Measure warm water into 2-cup measuring cup. Sprinkle in yeast; let stand until yeast dissolves and swells, about 5 minutes. Add room-temperature water and oil mixture, stir to combine.

Pulse flour and salt in workbowl of large food processor fitted with steel blade to combine. Continue pulsing while pouring liquid ingredients (holding back a few tablespoons) through feed tube. If dough does not readily form into a ball, add remaining liquid, and continue to pulse until ball forms. Process until dough is smooth and elastic, about 30 seconds longer.

Dough will be a bit tacky, so use a rubber spatula to turn out dough onto lightly floured work surface; knead by hand with a few strokes to form smooth, round ball. Put dough into deep oiled bowl and cover with plastic wrap. Let rise until doubled in size, about 2 hours. Punch dough down with your fist and turn out onto lightly floured work surface. Divide and shape as directed in master recipe for thin-crust or grilled pizza.

 

Crushed tomato pizza sauce

Makes enough for 4 to 8 pizzas

 

Ingredients:

1 28-ounce can crushed, ground or whole tomatoes

1/4 teaspoon coarsely ground black pepper

1 teaspoon dried basil, or 2 tablespoons minced fresh basil

1/4 teaspoon dried oregano, or 1 teaspoon chopped fresh oregano

1 teaspoon granulated garlic, or 2 large garlic cloves, finely minced, plus more as needed

1 tablespoon red wine vinegar or freshly squeezed lemon juice, or a combination, plus more as needed

1/2 to 1 teaspoon kosher salt

 

Directions:

In a large bowl, stir together the tomatoes, pepper, basil, oregano, garlic, vinegar or lemon juice, and 1/2 teaspoon of the salt, adding the salt gradually and tasting as you go.
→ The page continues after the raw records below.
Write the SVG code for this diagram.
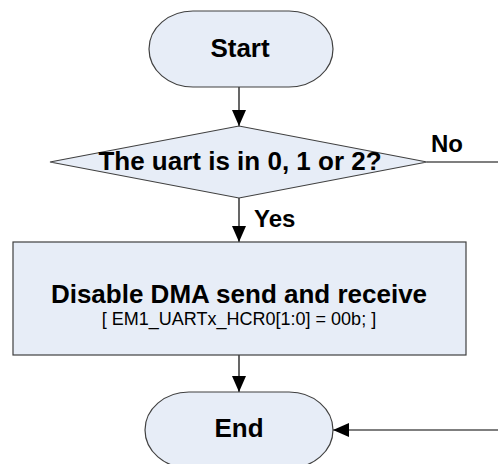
<svg xmlns="http://www.w3.org/2000/svg" width="498" height="464" viewBox="0 0 498 464">
<defs>
<style>
.shape{fill:#E7EDF7;stroke:#404040;stroke-width:1.2}
.line{stroke:#000;stroke-width:1.2;fill:none}
.b{font-family:"Liberation Sans",Arial,sans-serif;font-weight:bold;font-size:26px;fill:#000;text-anchor:middle}
.lbl{font-family:"Liberation Sans",Arial,sans-serif;font-weight:bold;font-size:24px;fill:#000}
.r{font-family:"Liberation Sans",Arial,sans-serif;font-size:18px;fill:#000;text-anchor:middle}
</style>
<marker id="ah" markerWidth="16" markerHeight="14" refX="16" refY="7" orient="auto" markerUnits="userSpaceOnUse">
<path d="M0,0 L16,7 L0,14 Z" fill="#000"/>
</marker>
</defs>
<rect width="498" height="464" fill="#fff"/>
<g id="connectors">
<line class="line" x1="239" y1="87" x2="239" y2="126" marker-end="url(#ah)"/>
<line class="line" x1="239" y1="198" x2="239" y2="242" marker-end="url(#ah)"/>
<line class="line" x1="427" y1="162" x2="498" y2="162"/>
<line class="line" x1="239" y1="355" x2="239" y2="392" marker-end="url(#ah)"/>
<line class="line" x1="498" y1="430" x2="333" y2="430" marker-end="url(#ah)"/>
<text class="lbl" x="431" y="152">No</text>
<text class="lbl" x="254" y="227">Yes</text>
</g>
<g id="start">
<rect class="shape" x="149" y="11" width="184" height="76" rx="44" ry="38"/>
<text class="b" x="240" y="57">Start</text>
</g>
<g id="decision">
<polygon class="shape" points="50,162 239,126 427,162 239,198"/>
<text class="b" x="240" y="170">The uart is in 0, 1 or 2?</text>
</g>
<g id="disable">
<rect class="shape" x="13" y="242" width="453" height="113"/>
<text class="b" x="239" y="303">Disable DMA send and receive</text>
<text class="r" x="239" y="325">[ EM1_UARTx_HCR0[1:0] = 00b; ]</text>
</g>
<g id="end">
<rect class="shape" x="145" y="392" width="188" height="76" rx="44" ry="38"/>
<text class="b" x="239" y="437">End</text>
</g>
</svg>
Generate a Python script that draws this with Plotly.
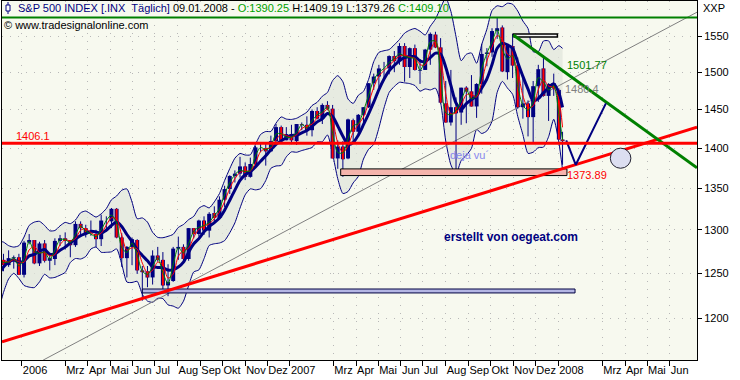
import numpy as np
import pandas as pd
import plotly.graph_objects as go

# ---------------- data (weekly OHLC, S&P 500) ----------------
week_end = list(pd.date_range("2005-11-11", "2008-01-04", freq="W-FRI")) + [pd.Timestamp("2008-01-09")]

opens = [
    1220, 1234, 1248, 1268, 1265, 1259, 1267, 1268,
    1248, 1285, 1288, 1261, 1284, 1264, 1266, 1287, 1290, 1288, 1282, 1307, 1302,
    1295, 1295, 1289, 1311, 1310, 1325, 1291, 1267, 1280, 1288, 1253, 1252, 1245,
    1270, 1265, 1236, 1241, 1278, 1280, 1266, 1302, 1295, 1311, 1299, 1320, 1314,
    1336, 1349, 1365, 1368, 1377, 1364, 1380, 1401, 1400, 1396, 1409, 1427, 1410,
    1418, 1409, 1431, 1430, 1423, 1448, 1438, 1456, 1451, 1387, 1402, 1387, 1436,
    1421, 1443, 1453, 1485, 1494, 1505, 1505, 1522, 1515, 1536, 1507, 1533, 1502,
    1503, 1531, 1552, 1534, 1458, 1433, 1453, 1446, 1479, 1474, 1454, 1484, 1525,
    1527, 1557, 1562, 1500, 1536, 1509, 1453, 1458, 1440, 1481, 1505, 1468, 1485,
    1476, 1411,
]
highs = [
    1235, 1249, 1270, 1272, 1272, 1276, 1270, 1272,
    1287, 1295, 1288, 1286, 1288, 1271, 1290, 1294, 1297, 1288, 1310, 1310, 1306,
    1311, 1300, 1318, 1316, 1326, 1326, 1296, 1281, 1291, 1289, 1258, 1258, 1276,
    1280, 1274, 1260, 1280, 1292, 1283, 1302, 1302, 1312, 1316, 1321, 1328, 1340,
    1353, 1366, 1372, 1389, 1382, 1388, 1403, 1407, 1407, 1416, 1431, 1429, 1427,
    1430, 1431, 1433, 1441, 1450, 1453, 1458, 1461, 1456, 1410, 1409, 1438, 1438,
    1444, 1453, 1485, 1498, 1510, 1514, 1523, 1529, 1540, 1540, 1534, 1538, 1518,
    1532, 1555, 1556, 1547, 1488, 1503, 1466, 1479, 1481, 1496, 1485, 1539, 1533,
    1561, 1576, 1565, 1536, 1553, 1520, 1492, 1462, 1488, 1510, 1523, 1485, 1498,
    1478, 1421,
]
lows = [
    1218, 1228, 1246, 1256, 1252, 1257, 1255, 1248,
    1245, 1283, 1260, 1258, 1262, 1253, 1259, 1281, 1277, 1268, 1280, 1294, 1291,
    1293, 1280, 1281, 1298, 1302, 1290, 1257, 1245, 1259, 1249, 1219, 1234, 1237,
    1263, 1232, 1224, 1240, 1265, 1262, 1264, 1290, 1292, 1294, 1291, 1310, 1313,
    1327, 1343, 1357, 1363, 1360, 1363, 1378, 1395, 1378, 1395, 1406, 1407, 1410,
    1405, 1404, 1423, 1416, 1415, 1437, 1431, 1449, 1389, 1374, 1364, 1386, 1409,
    1416, 1433, 1452, 1476, 1479, 1491, 1497, 1500, 1510, 1487, 1492, 1502, 1484,
    1503, 1510, 1533, 1458, 1433, 1429, 1371, 1430, 1432, 1454, 1439, 1471, 1508,
    1521, 1546, 1500, 1490, 1492, 1451, 1438, 1415, 1406, 1460, 1467, 1435, 1468,
    1411, 1379,
]
closes = [
    1234, 1248, 1268, 1265, 1259, 1267, 1268, 1248,
    1285, 1288, 1261, 1284, 1264, 1267, 1287, 1290, 1287, 1282, 1307, 1302, 1295,
    1295, 1289, 1311, 1311, 1325, 1291, 1267, 1280, 1289, 1253, 1251, 1245, 1270,
    1265, 1236, 1240, 1278, 1280, 1266, 1302, 1295, 1311, 1299, 1319, 1314, 1336,
    1349, 1365, 1368, 1377, 1364, 1380, 1401, 1401, 1396, 1409, 1427, 1410, 1418,
    1410, 1431, 1430, 1422, 1448, 1438, 1456, 1451, 1387, 1402, 1386, 1437, 1421,
    1443, 1453, 1485, 1494, 1505, 1505, 1522, 1515, 1536, 1507, 1533, 1503, 1503,
    1531, 1553, 1534, 1459, 1433, 1453, 1445, 1479, 1474, 1454, 1484, 1525, 1527,
    1557, 1561, 1501, 1536, 1509, 1453, 1458, 1440, 1481, 1504, 1468, 1484, 1478,
    1411, 1409,
]

# horizontal levels, zones and drawn trend lines (anchor dates / values)
resistance_level = 1576.09
support_level = 1406.1
zone_1373 = {"dates": ["2007-03-11", "2008-01-13"], "vals": [1365.6, 1373.89]}
zone_1230 = {"dates": ["2006-06-14", "2008-01-24"], "vals": [1227.6, 1232.0]}
zone_top = {"dates": ["2007-11-01", "2007-12-31"], "vals": [1548.6, 1552.8]}
target_zone = {"dates": ["2008-03-12", "2008-04-09"], "vals": [1374.7, 1400.0]}
up_trend_dates = ["2005-12-05", "2008-07-08"]
up_trend_vals = [1174.4, 1427.0]
down_trend_dates = ["2007-11-01", "2008-07-08"]
down_trend_vals = [1551.4, 1375.2]
channel_dates = ["2006-01-30", "2008-07-10"]
channel_vals = [1155.0, 1585.0]
forecast_dates = ["2008-01-12", "2008-01-25", "2008-03-06"]
forecast_vals = [1410, 1379, 1458]

y_ticks = [1200, 1250, 1300, 1350, 1400, 1450, 1500, 1550]
x_tick_dates = ["2006-01-01", "2006-03-01", "2006-04-01", "2006-05-01", "2006-06-01", "2006-07-01",
                "2006-08-01", "2006-09-01", "2006-10-01", "2006-11-01", "2006-12-01",
                "2007-01-01", "2007-03-01", "2007-04-01", "2007-05-01", "2007-06-01", "2007-07-01",
                "2007-08-01", "2007-09-01", "2007-10-01", "2007-11-01", "2007-12-01",
                "2008-01-01", "2008-03-01", "2008-04-01", "2008-05-01", "2008-06-01"]
x_tick_text = ["2006", "Mrz", "Apr", "Mai", "Jun", "Jul", "Aug", "Sep", "Okt", "Nov", "Dez",
               "2007", "Mrz", "Apr", "Mai", "Jun", "Jul", "Aug", "Sep", "Okt", "Nov", "Dez",
               "2008", "Mrz", "Apr", "Mai", "Jun"]

# ---------------- indicators ----------------
O = np.array(opens, float); H = np.array(highs, float)
L = np.array(lows, float); C = np.array(closes, float)
n = len(C)
x_mid = [d - pd.Timedelta(days=2) for d in week_end]
body_mid = pd.Series((O + C) / 2)
ma_fast = body_mid
ma_med = body_mid.rolling(2, min_periods=1).mean()
ma_slow = body_mid.rolling(4, min_periods=1).mean()
pts = np.column_stack([O, H, L, C])
sd = np.array([np.std(pts[max(0, i - 3):i + 1].ravel()) for i in range(n)])
bb_up = ma_slow + 2.2 * sd
bb_lo = ma_slow - 2.2 * sd

# candle segments (wicks, bodies, red interior of falling candles)
wick_x, wick_y, body_x, body_y, dn_x, dn_y = [], [], [], [], [], []
for d, o, h, l, c in zip(x_mid, opens, highs, lows, closes):
    wick_x += [d, d, None]; wick_y += [l, h, None]
    body_x += [d, d, None]; body_y += [o, c, None]
    if c < o:
        dn_x += [d, d, None]; dn_y += [o, c, None]

NAVY = "#000080"
FONT = "Liberation Sans, Arial, sans-serif"


def box_trace(zone, fill, edge, width=1):
    (d0, d1), (v0, v1) = zone["dates"], zone["vals"]
    return go.Scatter(x=[d0, d1, d1, d0, d0], y=[v0, v0, v1, v1, v0], mode="lines", fill="toself",
                      fillcolor=fill, line=dict(color=edge, width=width), hoverinfo="skip")


fig = go.Figure()
fig.add_trace(go.Scatter(x=x_mid, y=bb_lo, mode="lines", line=dict(color=NAVY, width=1, shape="spline", smoothing=0.6), hoverinfo="skip"))
fig.add_trace(go.Scatter(x=x_mid, y=bb_up, mode="lines", line=dict(color=NAVY, width=1, shape="spline", smoothing=0.6),
                         fill="tonexty", fillcolor="rgba(226,229,220,0.75)", hoverinfo="skip"))
fig.add_trace(go.Scatter(x=channel_dates, y=channel_vals, mode="lines",
                         line=dict(color="#808080", width=1), hoverinfo="skip"))
fig.add_trace(go.Scatter(x=wick_x, y=wick_y, mode="lines", line=dict(color=NAVY, width=1), hoverinfo="skip"))
fig.add_trace(go.Scatter(x=body_x, y=body_y, mode="lines", line=dict(color=NAVY, width=4), hoverinfo="skip"))
fig.add_trace(go.Scatter(x=dn_x, y=dn_y, mode="lines", line=dict(color="#FF0000", width=2), hoverinfo="skip"))
fig.add_trace(go.Scatter(x=x_mid, y=ma_slow, mode="lines", line=dict(color=NAVY, width=3, shape="spline", smoothing=0.8)))
fig.add_trace(go.Scatter(x=x_mid, y=ma_med, mode="lines", line=dict(color="#FF0000", width=1, shape="spline", smoothing=0.8)))
fig.add_trace(go.Scatter(x=x_mid, y=ma_fast, mode="lines", line=dict(color="#008000", width=1, shape="spline", smoothing=0.8)))
fig.add_trace(box_trace(zone_1373, "#F5B4AC", "black"))
fig.add_trace(box_trace(zone_1230, "#B4B6E4", "#000040"))
fig.add_trace(box_trace(zone_top, "#F2F2F2", "black", 1.5))
fig.add_trace(go.Scatter(x=up_trend_dates, y=up_trend_vals, mode="lines", line=dict(color="#FF0000", width=3)))
fig.add_trace(go.Scatter(x=down_trend_dates, y=down_trend_vals, mode="lines", line=dict(color="#008000", width=3)))
fig.add_trace(go.Scatter(x=forecast_dates, y=forecast_vals, mode="lines", line=dict(color=NAVY, width=2)))

W, Hh = 740, 380
ML, MR, MT, MB = 2, 43, 1, 20
PW, PH = W - ML - MR, Hh - MT - MB


def px(x):
    return (x - ML) / PW


def py(y):
    return 1 - (y - MT) / PH


shapes = [
    dict(type="line", xref="paper", x0=0, x1=1, yref="y", y0=resistance_level, y1=resistance_level,
         line=dict(color="#008000", width=2)),
    dict(type="line", xref="paper", x0=0, x1=1, yref="y", y0=support_level, y1=support_level,
         line=dict(color="#FF0000", width=3)),
    dict(type="circle", xref="x", yref="y", x0=target_zone["dates"][0], x1=target_zone["dates"][1],
         y0=target_zone["vals"][0], y1=target_zone["vals"][1],
         fillcolor="#DCDEF0", line=dict(color="#202030", width=1)),
    # small candle icon in the header
    dict(type="line", xref="paper", yref="paper", x0=px(8), x1=px(8), y0=py(2), y1=py(14),
         line=dict(color=NAVY, width=1)),
    dict(type="rect", xref="paper", yref="paper", x0=px(6), x1=px(10), y0=py(5), y1=py(11),
         fillcolor="white", line=dict(color=NAVY, width=1)),
]

ann = []
header = ("<span style='color:#000080'>S&amp;P 500 INDEX [.INX\u00a0 Täglich]</span> 09.01.2008 - "
          "<span style='color:#00A000'>O:1390.25</span> H:1409.19 L:1379.26 "
          "<span style='color:#00A000'>C:1409.10</span>")
ann.append(dict(xref="paper", yref="paper", x=px(16), y=py(8), text=header, showarrow=False,
                xanchor="left", yanchor="middle", font=dict(size=11, color="black", family=FONT)))
ann.append(dict(xref="paper", yref="paper", x=px(2), y=py(25), text="© www.tradesignalonline.com",
                showarrow=False, xanchor="left", yanchor="middle", font=dict(size=11, color="black", family=FONT)))
ann.append(dict(xref="paper", yref="paper", x=px(701), y=py(8), text="XXP", showarrow=False,
                xanchor="left", yanchor="middle", font=dict(size=11, color="black", family=FONT)))
ann.append(dict(xref="paper", yref="paper", x=px(442), y=py(237), text="<b>erstellt von oegeat.com</b>",
                showarrow=False, xanchor="left", yanchor="middle", font=dict(size=12, color=NAVY, family=FONT)))


def label(date, val, text, color):
    ann.append(dict(xref="x", yref="y", x=date, y=np.log10(val), text=text, showarrow=False,
                    xanchor="left", yanchor="middle", font=dict(size=11, color=color, family=FONT)))


label("2005-12-22", 1415.4, "1406.1", "#FF0000")
label("2008-01-11", 1366.6, "1373.89", "#FF0000")
label("2008-01-10", 1510.0, "1501.77", "#008000")
label("2008-01-08", 1476.9, "1480.4", "#808080")
label("2007-08-04", 1391.0, "deja vu´", "#8888EE")

fig.update_layout(
    width=W, height=Hh, margin=dict(l=ML, r=MR, t=MT, b=MB),
    paper_bgcolor="white", plot_bgcolor="#F7F9EF", showlegend=False,
    font=dict(family=FONT, size=11, color="black"),
    shapes=shapes, annotations=ann,
    xaxis=dict(type="date", range=["2005-12-05", "2008-07-08"], tickvals=x_tick_dates, ticktext=x_tick_text,
               ticks="outside", ticklen=5, tickcolor="black", ticklabelposition="outside right", tickangle=0,
               showgrid=True, gridcolor="#B8B8B8", griddash="1px,7px", gridwidth=1,
               showline=True, linecolor="black", linewidth=1, mirror=True, zeroline=False,
               tickfont=dict(size=11, color="black", family=FONT)),
    yaxis=dict(type="log", side="right", range=[3.06263, 3.20413], tickvals=y_ticks,
               ticktext=[str(v) for v in y_ticks], ticks="outside", ticklen=4, tickcolor="black",
               showgrid=True, gridcolor="#B8B8B8", griddash="1px,7px", gridwidth=1,
               showline=True, linecolor="black", linewidth=1, mirror=True, zeroline=False,
               tickfont=dict(size=11, color="black", family=FONT)),
)

fig.write_html("out.html", config={"displayModeBar": False},
               post_script="document.body.style.margin='0';document.body.style.padding='0';")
Add more vinegar or lemon juice and salt, if needed. But be careful; the flavors of the herbs, garlic and salt will intensify when the pizza is baked, so resist the urge to increase the amount. You can always add more herbs and salt on top of the pizza after it comes out of the oven.



Transfer to a covered container, seal tightly, and refrigerate up to 10 days or freeze up to 3 months.